Data segment:
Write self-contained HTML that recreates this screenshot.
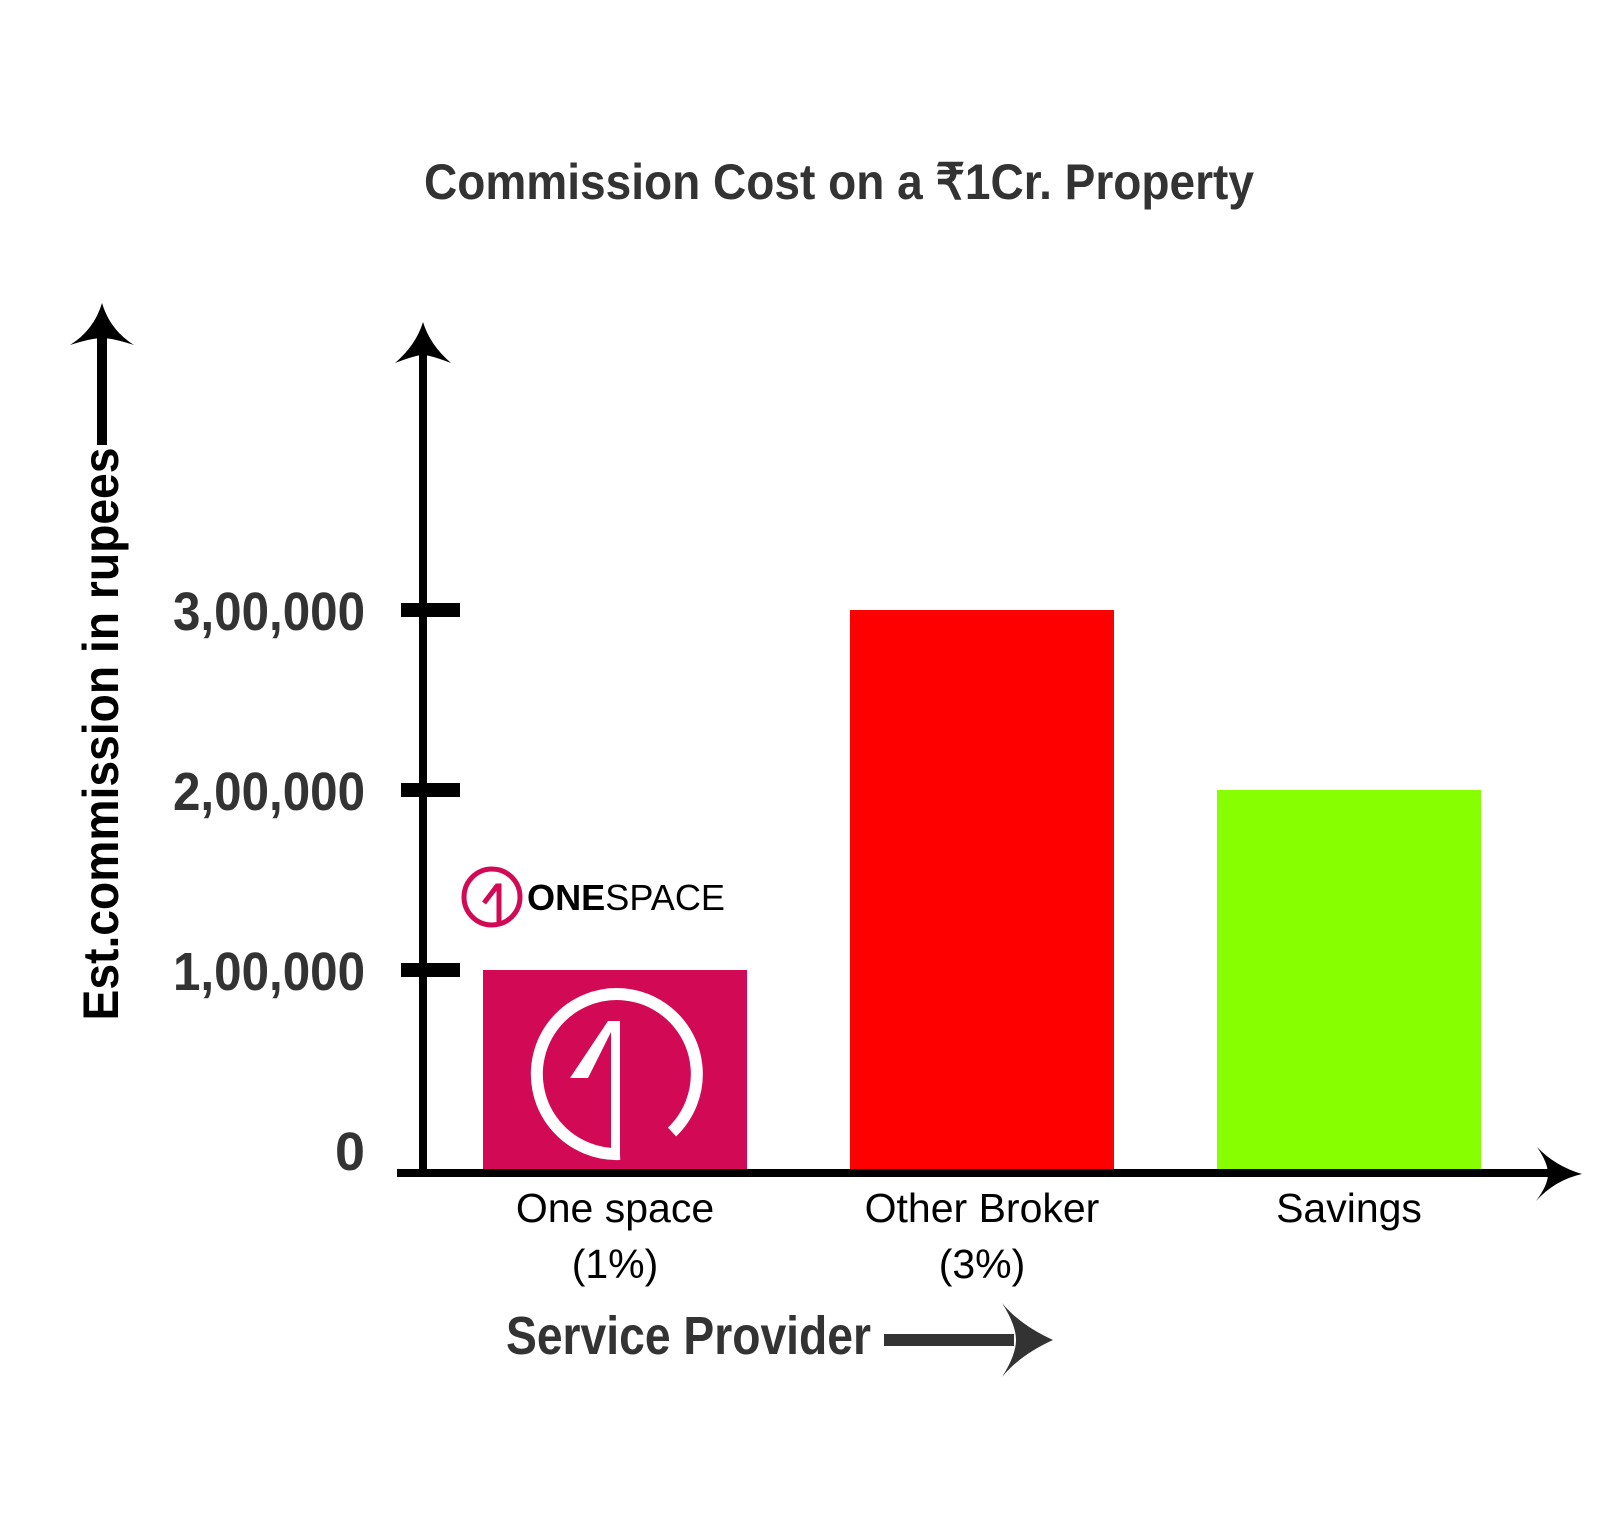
<!DOCTYPE html>
<html><head><meta charset="utf-8"><style>
html,body{margin:0;padding:0;background:#fff;}
svg{display:block;}
</style></head><body>
<svg id="chart" width="1597" height="1525" viewBox="0 0 1597 1525" xmlns="http://www.w3.org/2000/svg">
<rect width="1597" height="1525" fill="#fff"/>
<text x="839" y="199" text-anchor="middle" font-family="Liberation Sans, sans-serif" font-weight="bold" font-size="50" fill="#333" textLength="830" lengthAdjust="spacingAndGlyphs">Commission Cost on a ₹1Cr. Property</text>
<g>
<text transform="translate(118,734) rotate(-90)" text-anchor="middle" font-family="Liberation Sans, sans-serif" font-weight="bold" font-size="50" fill="#000" textLength="573" lengthAdjust="spacingAndGlyphs">Est.commission in rupees</text>
<rect x="97" y="335" width="10" height="110" fill="#000"/>
<path d="M102 303 Q110 330 134 345 Q112 338 102 338 Q92 338 70 345 Q94 330 102 303Z" fill="#000"/>
</g>
<g id="bars"></g>
<g id="axes">
<rect x="419" y="345" width="8" height="832" fill="#000"/>
<path d="M423 322 Q430 345 451 363 Q430 355 423 355 Q416 355 395 363 Q416 345 423 322Z" fill="#000"/>
<rect x="397" y="1169" width="1160" height="8" fill="#000"/>
<path d="M1582 1174 Q1555 1180 1536 1201 Q1548 1185 1548 1174 Q1548 1163 1537 1147 Q1555 1166 1582 1174Z" fill="#000"/>
</g>
<g>
<circle cx="492" cy="897" r="28" fill="none" stroke="#d20a55" stroke-width="5"/>
<path d="M484 903 L497 886 L499 886 L499 926" fill="none" stroke="#d20a55" stroke-width="5"/>
<text x="527" y="910" font-family="Liberation Sans, sans-serif" font-size="36" fill="#000" textLength="198" lengthAdjust="spacingAndGlyphs"><tspan font-weight="bold">ONE</tspan>SPACE</text>
</g>
<text id="x-title" x="506" y="1354" font-family="Liberation Sans, sans-serif" font-weight="bold" font-size="54" fill="#333" textLength="365" lengthAdjust="spacingAndGlyphs">Service Provider</text>
<g>
<rect x="884" y="1334" width="130" height="12" fill="#333"/>
<path d="M1053 1340 Q1020 1355 1002 1377 Q1016 1355 1016 1340 Q1016 1325 1002 1303 Q1020 1325 1053 1340Z" fill="#333"/>
</g>
</svg>
<script>
const categories = ["One space (1%)", "Other Broker (3%)", "Savings"];
const labelLine1 = ["One space", "Other Broker", "Savings"];
const labelLine2 = ["(1%)", "(3%)", ""];
const values = [100000, 300000, 200000];
const barColors = ["#d20a55", "#ff0000", "#88ff00"];
const tickValues = [0, 100000, 200000, 300000];
const tickLabels = ["0", "1,00,000", "2,00,000", "3,00,000"];

const NS = "http://www.w3.org/2000/svg";
const y0 = 1173;
// hand-drawn axis calibration (piecewise, per 1 lakh segment)
function yScale(v){
  const seg = [203, 180, 180];
  let y = y0, rem = v / 100000, i = 0;
  while (rem > 0 && i < seg.length) { const s = Math.min(rem, 1); y -= s * seg[i]; rem -= s; i++; }
  if (rem > 0) y -= rem * 180;
  return y;
}
function xCenter(i){ return 615 + i * 367; }
const barW = 264;

const bars = document.getElementById('bars');
values.forEach((v,i)=>{
  const r = document.createElementNS(NS,'rect');
  r.setAttribute('x', xCenter(i) - barW/2);
  r.setAttribute('y', yScale(v));
  r.setAttribute('width', barW);
  r.setAttribute('height', y0 - yScale(v));
  r.setAttribute('fill', barColors[i]);
  
  
  bars.appendChild(r);
  const t1 = document.createElementNS(NS,'text');
  t1.setAttribute('x', xCenter(i)); t1.setAttribute('y', 1222);
  t1.setAttribute('text-anchor','middle');
  t1.setAttribute('font-family','Liberation Sans, sans-serif');
  t1.setAttribute('font-size','41');
  t1.textContent = labelLine1[i];
  
  
  bars.appendChild(t1);
  if (labelLine2[i]) {
    const t2 = document.createElementNS(NS,'text');
    t2.setAttribute('x', xCenter(i)); t2.setAttribute('y', 1278);
    t2.setAttribute('text-anchor','middle');
    t2.setAttribute('font-family','Liberation Sans, sans-serif');
    t2.setAttribute('font-size','41');
    t2.textContent = labelLine2[i];
    
    
    bars.appendChild(t2);
  }
});
// big logo inside first bar
const lg = document.createElementNS(NS,'g');


const cx = xCenter(0) - 5, cy = yScale(values[0]) + 100;
const arc = document.createElementNS(NS,'path');
arc.setAttribute('d', 'M'+(cx+10)+' '+(cy+84)+' A80 80 0 1 1 '+(cx+62)+' '+(cy+62));
arc.setAttribute('fill','none'); arc.setAttribute('stroke','#fff'); arc.setAttribute('stroke-width','12');
lg.appendChild(arc);
const one = document.createElementNS(NS,'path');
one.setAttribute('d', 'M'+(cx-40)+' '+(cy+8)+' L'+(cx-2)+' '+(cy-49)+' L'+(cx+10)+' '+(cy-49)+' L'+(cx+10)+' '+(cy+82)+' L'+(cx+1)+' '+(cy+82)+' L'+(cx+1)+' '+(cy-38)+' L'+(cx-22)+' '+(cy+8)+'Z');
one.setAttribute('fill','#fff');
lg.appendChild(one);
bars.appendChild(lg);

const axes = document.getElementById('axes');
tickValues.forEach((v,i)=>{
  const y = yScale(v);
  if (v > 0) {
    const tk = document.createElementNS(NS,'rect');
    tk.setAttribute('x', 401); tk.setAttribute('y', y - 7);
    tk.setAttribute('width', 59); tk.setAttribute('height', 14);
    tk.setAttribute('fill', '#000');
    
    
    axes.appendChild(tk);
  }
  const t = document.createElementNS(NS,'text');
  t.setAttribute('x', 365); t.setAttribute('y', (v === 0 ? y - 3 : y + 20));
  t.setAttribute('text-anchor','end');
  t.setAttribute('font-family','Liberation Sans, sans-serif');
  t.setAttribute('font-weight','bold');
  t.setAttribute('font-size','54');
  t.setAttribute('fill','#333');
  if (v !== 0) { t.setAttribute('textLength', 192); t.setAttribute('lengthAdjust','spacingAndGlyphs'); }
  else { t.setAttribute('textLength', 30); t.setAttribute('lengthAdjust','spacingAndGlyphs'); }
  t.textContent = tickLabels[i];
  
  
  axes.appendChild(t);
});
</script>
</body></html>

Exercise brief: Make an exact copy of the data above, pictures excluded.

Written response:
Write self-contained HTML that recreates this screenshot.
<!DOCTYPE html>
<html><head><meta charset="utf-8"><style>
html,body{margin:0;padding:0;background:#fff;}
svg{display:block;}
</style></head><body>
<svg id="chart" width="1597" height="1525" viewBox="0 0 1597 1525" xmlns="http://www.w3.org/2000/svg">
<rect width="1597" height="1525" fill="#fff"/>
<text x="839" y="199" text-anchor="middle" font-family="Liberation Sans, sans-serif" font-weight="bold" font-size="50" fill="#333" textLength="830" lengthAdjust="spacingAndGlyphs">Commission Cost on a ₹1Cr. Property</text>
<g>
<text transform="translate(118,734) rotate(-90)" text-anchor="middle" font-family="Liberation Sans, sans-serif" font-weight="bold" font-size="50" fill="#000" textLength="573" lengthAdjust="spacingAndGlyphs">Est.commission in rupees</text>
<rect x="97" y="335" width="10" height="110" fill="#000"/>
<path d="M102 303 Q110 330 134 345 Q112 338 102 338 Q92 338 70 345 Q94 330 102 303Z" fill="#000"/>
</g>
<g id="bars"></g>
<g id="axes">
<rect x="419" y="345" width="8" height="832" fill="#000"/>
<path d="M423 322 Q430 345 451 363 Q430 355 423 355 Q416 355 395 363 Q416 345 423 322Z" fill="#000"/>
<rect x="397" y="1169" width="1160" height="8" fill="#000"/>
<path d="M1582 1174 Q1555 1180 1536 1201 Q1548 1185 1548 1174 Q1548 1163 1537 1147 Q1555 1166 1582 1174Z" fill="#000"/>
</g>
<g>
<circle cx="492" cy="897" r="28" fill="none" stroke="#d20a55" stroke-width="5"/>
<path d="M484 903 L497 886 L499 886 L499 926" fill="none" stroke="#d20a55" stroke-width="5"/>
<text x="527" y="910" font-family="Liberation Sans, sans-serif" font-size="36" fill="#000" textLength="198" lengthAdjust="spacingAndGlyphs"><tspan font-weight="bold">ONE</tspan>SPACE</text>
</g>
<text id="x-title" x="506" y="1354" font-family="Liberation Sans, sans-serif" font-weight="bold" font-size="54" fill="#333" textLength="365" lengthAdjust="spacingAndGlyphs">Service Provider</text>
<g>
<rect x="884" y="1334" width="130" height="12" fill="#333"/>
<path d="M1053 1340 Q1020 1355 1002 1377 Q1016 1355 1016 1340 Q1016 1325 1002 1303 Q1020 1325 1053 1340Z" fill="#333"/>
</g>
</svg>
<script>
const categories = ["One space (1%)", "Other Broker (3%)", "Savings"];
const labelLine1 = ["One space", "Other Broker", "Savings"];
const labelLine2 = ["(1%)", "(3%)", ""];
const values = [100000, 300000, 200000];
const barColors = ["#d20a55", "#ff0000", "#88ff00"];
const tickValues = [0, 100000, 200000, 300000];
const tickLabels = ["0", "1,00,000", "2,00,000", "3,00,000"];

const NS = "http://www.w3.org/2000/svg";
const y0 = 1173;
// hand-drawn axis calibration (piecewise, per 1 lakh segment)
function yScale(v){
  const seg = [203, 180, 180];
  let y = y0, rem = v / 100000, i = 0;
  while (rem > 0 && i < seg.length) { const s = Math.min(rem, 1); y -= s * seg[i]; rem -= s; i++; }
  if (rem > 0) y -= rem * 180;
  return y;
}
function xCenter(i){ return 615 + i * 367; }
const barW = 264;

const bars = document.getElementById('bars');
values.forEach((v,i)=>{
  const r = document.createElementNS(NS,'rect');
  r.setAttribute('x', xCenter(i) - barW/2);
  r.setAttribute('y', yScale(v));
  r.setAttribute('width', barW);
  r.setAttribute('height', y0 - yScale(v));
  r.setAttribute('fill', barColors[i]);
  
  
  bars.appendChild(r);
  const t1 = document.createElementNS(NS,'text');
  t1.setAttribute('x', xCenter(i)); t1.setAttribute('y', 1222);
  t1.setAttribute('text-anchor','middle');
  t1.setAttribute('font-family','Liberation Sans, sans-serif');
  t1.setAttribute('font-size','41');
  t1.textContent = labelLine1[i];
  
  
  bars.appendChild(t1);
  if (labelLine2[i]) {
    const t2 = document.createElementNS(NS,'text');
    t2.setAttribute('x', xCenter(i)); t2.setAttribute('y', 1278);
    t2.setAttribute('text-anchor','middle');
    t2.setAttribute('font-family','Liberation Sans, sans-serif');
    t2.setAttribute('font-size','41');
    t2.textContent = labelLine2[i];
    
    
    bars.appendChild(t2);
  }
});
// big logo inside first bar
const lg = document.createElementNS(NS,'g');


const cx = xCenter(0) - 5, cy = yScale(values[0]) + 100;
const arc = document.createElementNS(NS,'path');
arc.setAttribute('d', 'M'+(cx+10)+' '+(cy+84)+' A80 80 0 1 1 '+(cx+62)+' '+(cy+62));
arc.setAttribute('fill','none'); arc.setAttribute('stroke','#fff'); arc.setAttribute('stroke-width','12');
lg.appendChild(arc);
const one = document.createElementNS(NS,'path');
one.setAttribute('d', 'M'+(cx-40)+' '+(cy+8)+' L'+(cx-2)+' '+(cy-49)+' L'+(cx+10)+' '+(cy-49)+' L'+(cx+10)+' '+(cy+82)+' L'+(cx+1)+' '+(cy+82)+' L'+(cx+1)+' '+(cy-38)+' L'+(cx-22)+' '+(cy+8)+'Z');
one.setAttribute('fill','#fff');
lg.appendChild(one);
bars.appendChild(lg);

const axes = document.getElementById('axes');
tickValues.forEach((v,i)=>{
  const y = yScale(v);
  if (v > 0) {
    const tk = document.createElementNS(NS,'rect');
    tk.setAttribute('x', 401); tk.setAttribute('y', y - 7);
    tk.setAttribute('width', 59); tk.setAttribute('height', 14);
    tk.setAttribute('fill', '#000');
    
    
    axes.appendChild(tk);
  }
  const t = document.createElementNS(NS,'text');
  t.setAttribute('x', 365); t.setAttribute('y', (v === 0 ? y - 3 : y + 20));
  t.setAttribute('text-anchor','end');
  t.setAttribute('font-family','Liberation Sans, sans-serif');
  t.setAttribute('font-weight','bold');
  t.setAttribute('font-size','54');
  t.setAttribute('fill','#333');
  if (v !== 0) { t.setAttribute('textLength', 192); t.setAttribute('lengthAdjust','spacingAndGlyphs'); }
  else { t.setAttribute('textLength', 30); t.setAttribute('lengthAdjust','spacingAndGlyphs'); }
  t.textContent = tickLabels[i];
  
  
  axes.appendChild(t);
});
</script>
</body></html>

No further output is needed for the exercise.